Why I’m Hiking the CDT Southbound

The best thing that could have happened to me on the Pacific Crest Trail was exactly what happened. It reinforced the need to be flexible on a long-distance adventure. I know this is supposed to be about the CDT. It still is, don’t worry. 

Colorado in September: nothing better if you can avoid the storms!

The PCT is 2600 miles long, but you start to hit the high elevations about 750 miles north of the US-Mexico border. I hiked the PCT in 2019. After starting from Mexico on April 20th, I got to that high elevation section, the Sierra Nevada mountains (or just “the Sierras” as thru-hikers refer to them), in very early June. 

Here I am, at Kennedy Meadows, the last stop on the PCT before the Sierras on June 6th. 

Just after this point, the desert starts to climb and gives way to a mountain landscape. I saw a rattlesnake halfway up the first climb. Thirty minutes later I saw snow. 

But, a late May snowstorm had just hit the Sierras, adding to the already high snowpack that was just starting to melt off for the summer. Whatever, most PCT thru-hikers deal with snow in the Sierras, right? Well, sort of. 
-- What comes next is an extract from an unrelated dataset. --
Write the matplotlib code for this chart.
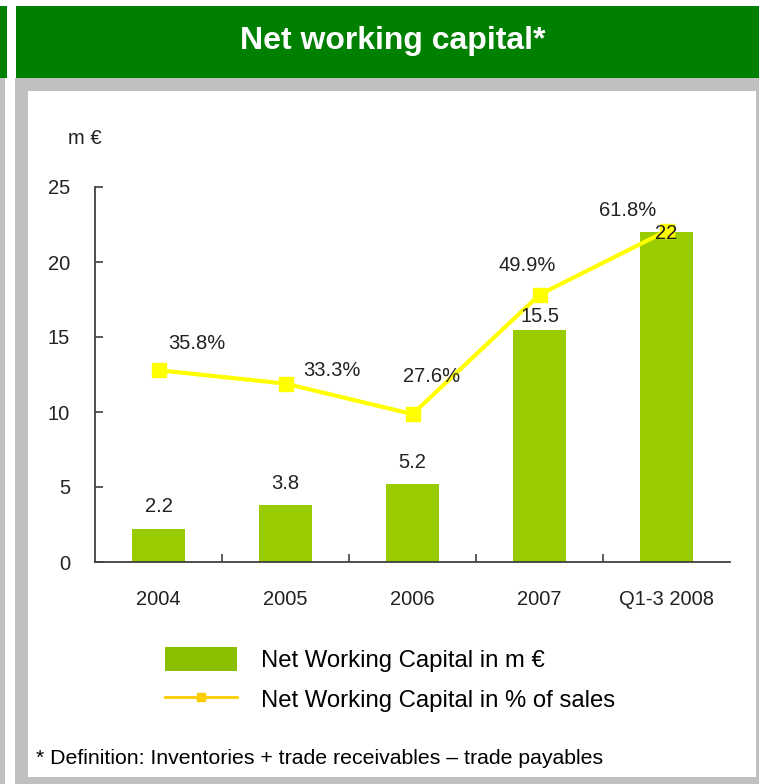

A lot of PCT hikers end up missing the worst of the snow. In recent years, snowpack has been low in the Sierras. You know the drought in California? That’s mostly a lack of snowpack in the Sierras. This has allowed many hikers to hike through the Sierras in June without too much of this. 

A very snowy early June in the Sierras, 2019

Here at 10,000, the snow wasn’t too deep, just a couple of feet. Fortunately, it was pretty iced over here so we could walk across it, too. I can handle snow, but did I want to? Well, not really, but I was there, so I was dealing with it.

But, the wet shoes. And, the rivers of runoff everywhere. Whenever we weren’t walking over snow, we were walking through streams of melt snow. Sometimes they weren’t even streams, but rivers of melted snow, where a trail should be.

This was supposed to be the trail

I could deal with this for at least 200 miles, or skip around it. Or, I could hitchhike north to the Canadian border and hike the PCT southbound. Then I would be getting to the highest elevation part of the trail in September. In September, the Sierras look like this.

The Sierras in September, 2019

Sign me up! So a friend and I hitch-hiked to Canada. We caught a ride out of Seattle with another friend, who drove us to the PCT near the Canadian border. We were southbounders now, goodbye snow.

It wasn’t all snow-free frolicking through fields of freshly bloomed wildflowers. But, we did get to avoid the 10,000+ elevation areas when they are snowiest. And, other than the first few weeks hiking through Washington in late June and July, we had awesome weather the whole way going south. 

Look at that tiny snow patch!

The CDT mirrors the PCT in many ways. It’s on the same continent, so why wouldn’t it? The highest mountains are about 800 miles north of the Mexico border. And, the coldest, wettest part of a thru-hike is near the Canadian border, especially in late summer and fall. I’ll skip the cold and wet if I can. So, southbound it is!

I’m hoping that my CDT thru-hike works out as well as my PCT hike did. My PCT hike started to make a lot more sense once I had decided to switch to southbound. So, I’m skipping the northbound part of the CDT. 

I’m missing out on the desert in the spring. I’m missing out on starting my hike earlier, like now. But, I’ve already gone on a few shorter adventures in the desert this spring. I’ll be crossing the desert this fall now, something I’ve never done and am looking forward to. 

I won’t be a part of the mad rush to hike north in early fall, too. Who actually wants to backpack in the direction of the oncoming winter in fall? I know what happens in northern Montana in late September. It’s not dry, and it’s not warm. It seems like the final push of a northbound thru-hike is always a mad rush to finish. 

Southbounding the CDT I’ll only have to rush to get through the San Juans in southern Colorado by September. Then I’ll be in New Mexico, with all the highest elevation behind me and the desert ahead of me.